▶
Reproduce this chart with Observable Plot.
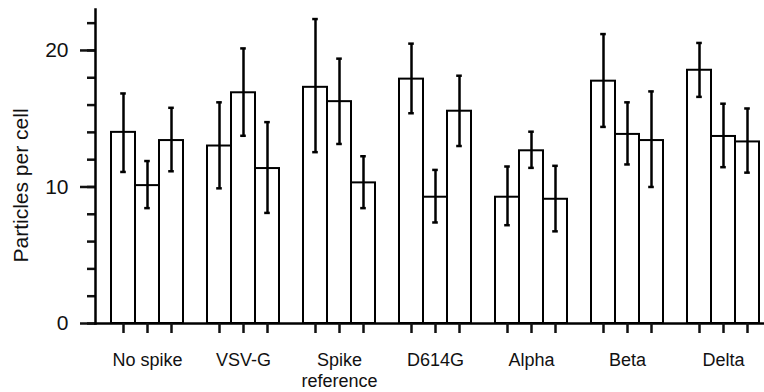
<!DOCTYPE html>
<html><head><meta charset="utf-8">
<script src="https://cdn.jsdelivr.net/npm/d3@7"></script>
<script src="https://cdn.jsdelivr.net/npm/@observablehq/plot@0.6"></script>
<style>body{margin:0;background:#fff}</style>
</head><body><div id="chart"></div>
<script>
const groups = ["No spike", "VSV-G", "Spike\nreference", "D614G", "Alpha", "Beta", "Delta"];
const barIndex = [0, 1, 2];
const mean1 = [14.0, 13.0, 17.3, 17.9, 9.25, 17.75, 18.55];
const mean2 = [10.1, 16.9, 16.25, 9.25, 12.65, 13.85, 13.7];
const mean3 = [13.4, 11.35, 10.3, 15.55, 9.1, 13.4, 13.3];
const hi1 = [16.85, 16.2, 22.3, 20.5, 11.5, 21.2, 20.55];
const lo1 = [11.1, 9.9, 12.55, 15.4, 7.2, 14.4, 16.6];
const hi2 = [11.9, 20.15, 19.4, 11.25, 14.05, 16.2, 16.1];
const lo2 = [8.45, 13.75, 13.15, 7.4, 11.4, 11.65, 11.45];
const hi3 = [15.8, 14.75, 12.25, 18.15, 11.55, 17.0, 15.75];
const lo3 = [11.15, 8.1, 8.45, 13.0, 6.75, 10.0, 11.05];
const yMajor = [0, 10, 20];
const yMinor = [0, 2, 4, 6, 8, 10, 12, 14, 16, 18, 20, 22];
const yLabel = "Particles per cell";

const series = [[mean1, hi1, lo1], [mean2, hi2, lo2], [mean3, hi3, lo3]];
const rows = groups.flatMap((g, i) => barIndex.map(j => ({
  group: g, bar: j, value: series[j][0][i], hi: series[j][1][i], lo: series[j][2][i]
})));

const chart = Plot.plot({
  width: 764,
  height: 392,
  marginLeft: 93,
  marginRight: -4.5,
  marginTop: 9,
  marginBottom: 69,
  style: {fontFamily: "'Liberation Sans', Arial, sans-serif", color: "#111", background: "#fff"},
  fx: {domain: groups, padding: 0, axis: null, label: null},
  x: {domain: barIndex, paddingInner: 0, paddingOuter: 0.47, align: 0.652, axis: null, label: null},
  y: {domain: [0, 23], axis: null, label: null},
  marks: [
    Plot.barY(rows, {fx: "group", x: "bar", y: "value", fill: "white", stroke: "black", strokeWidth: 2}),
    Plot.ruleX(rows, {fx: "group", x: "bar", y1: "lo", y2: "hi", stroke: "black", strokeWidth: 2.5}),
    Plot.tickY(rows, {fx: "group", x: "bar", y: "hi", insetLeft: 9.2, insetRight: 9.2, stroke: "black", strokeWidth: 2.5}),
    Plot.tickY(rows, {fx: "group", x: "bar", y: "lo", insetLeft: 9.2, insetRight: 9.2, stroke: "black", strokeWidth: 2.5}),
    Plot.ruleY([0], {stroke: "black", strokeWidth: 2.5}),
    Plot.axisY({ticks: yMinor, tickSize: 8, tickFormat: () => "", strokeWidth: 2.5, label: null}),
    Plot.axisY({ticks: yMajor, tickSize: 15, tickPadding: 12, fontSize: 21, strokeWidth: 2.5, label: null}),
    Plot.frame({anchor: "left", facetAnchor: "left", stroke: "black", strokeWidth: 2.5}),
    Plot.axisX({tickSize: 10, tickFormat: () => "", strokeWidth: 2.5, label: null}),
    Plot.axisFx({anchor: "bottom", tickSize: 0, tickPadding: 28, fontSize: 18, lineHeight: 1.15, dx: 4, label: null}),
    Plot.text([yLabel], {frameAnchor: "left", facetAnchor: "left", rotate: -90, dx: -74, dy: 96, fontSize: 21, fill: "#111"})
  ]
});
document.getElementById("chart").appendChild(chart);
</script>
</body></html>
◀
> _Exercise brief_: Quote the material exactly. Pictures stay out.

> _Finished exercise_:
Reproduce this chart with Observable Plot.
<!DOCTYPE html>
<html><head><meta charset="utf-8">
<script src="https://cdn.jsdelivr.net/npm/d3@7"></script>
<script src="https://cdn.jsdelivr.net/npm/@observablehq/plot@0.6"></script>
<style>body{margin:0;background:#fff}</style>
</head><body><div id="chart"></div>
<script>
const groups = ["No spike", "VSV-G", "Spike\nreference", "D614G", "Alpha", "Beta", "Delta"];
const barIndex = [0, 1, 2];
const mean1 = [14.0, 13.0, 17.3, 17.9, 9.25, 17.75, 18.55];
const mean2 = [10.1, 16.9, 16.25, 9.25, 12.65, 13.85, 13.7];
const mean3 = [13.4, 11.35, 10.3, 15.55, 9.1, 13.4, 13.3];
const hi1 = [16.85, 16.2, 22.3, 20.5, 11.5, 21.2, 20.55];
const lo1 = [11.1, 9.9, 12.55, 15.4, 7.2, 14.4, 16.6];
const hi2 = [11.9, 20.15, 19.4, 11.25, 14.05, 16.2, 16.1];
const lo2 = [8.45, 13.75, 13.15, 7.4, 11.4, 11.65, 11.45];
const hi3 = [15.8, 14.75, 12.25, 18.15, 11.55, 17.0, 15.75];
const lo3 = [11.15, 8.1, 8.45, 13.0, 6.75, 10.0, 11.05];
const yMajor = [0, 10, 20];
const yMinor = [0, 2, 4, 6, 8, 10, 12, 14, 16, 18, 20, 22];
const yLabel = "Particles per cell";

const series = [[mean1, hi1, lo1], [mean2, hi2, lo2], [mean3, hi3, lo3]];
const rows = groups.flatMap((g, i) => barIndex.map(j => ({
  group: g, bar: j, value: series[j][0][i], hi: series[j][1][i], lo: series[j][2][i]
})));

const chart = Plot.plot({
  width: 764,
  height: 392,
  marginLeft: 93,
  marginRight: -4.5,
  marginTop: 9,
  marginBottom: 69,
  style: {fontFamily: "'Liberation Sans', Arial, sans-serif", color: "#111", background: "#fff"},
  fx: {domain: groups, padding: 0, axis: null, label: null},
  x: {domain: barIndex, paddingInner: 0, paddingOuter: 0.47, align: 0.652, axis: null, label: null},
  y: {domain: [0, 23], axis: null, label: null},
  marks: [
    Plot.barY(rows, {fx: "group", x: "bar", y: "value", fill: "white", stroke: "black", strokeWidth: 2}),
    Plot.ruleX(rows, {fx: "group", x: "bar", y1: "lo", y2: "hi", stroke: "black", strokeWidth: 2.5}),
    Plot.tickY(rows, {fx: "group", x: "bar", y: "hi", insetLeft: 9.2, insetRight: 9.2, stroke: "black", strokeWidth: 2.5}),
    Plot.tickY(rows, {fx: "group", x: "bar", y: "lo", insetLeft: 9.2, insetRight: 9.2, stroke: "black", strokeWidth: 2.5}),
    Plot.ruleY([0], {stroke: "black", strokeWidth: 2.5}),
    Plot.axisY({ticks: yMinor, tickSize: 8, tickFormat: () => "", strokeWidth: 2.5, label: null}),
    Plot.axisY({ticks: yMajor, tickSize: 15, tickPadding: 12, fontSize: 21, strokeWidth: 2.5, label: null}),
    Plot.frame({anchor: "left", facetAnchor: "left", stroke: "black", strokeWidth: 2.5}),
    Plot.axisX({tickSize: 10, tickFormat: () => "", strokeWidth: 2.5, label: null}),
    Plot.axisFx({anchor: "bottom", tickSize: 0, tickPadding: 28, fontSize: 18, lineHeight: 1.15, dx: 4, label: null}),
    Plot.text([yLabel], {frameAnchor: "left", facetAnchor: "left", rotate: -90, dx: -74, dy: 96, fontSize: 21, fill: "#111"})
  ]
});
document.getElementById("chart").appendChild(chart);
</script>
</body></html>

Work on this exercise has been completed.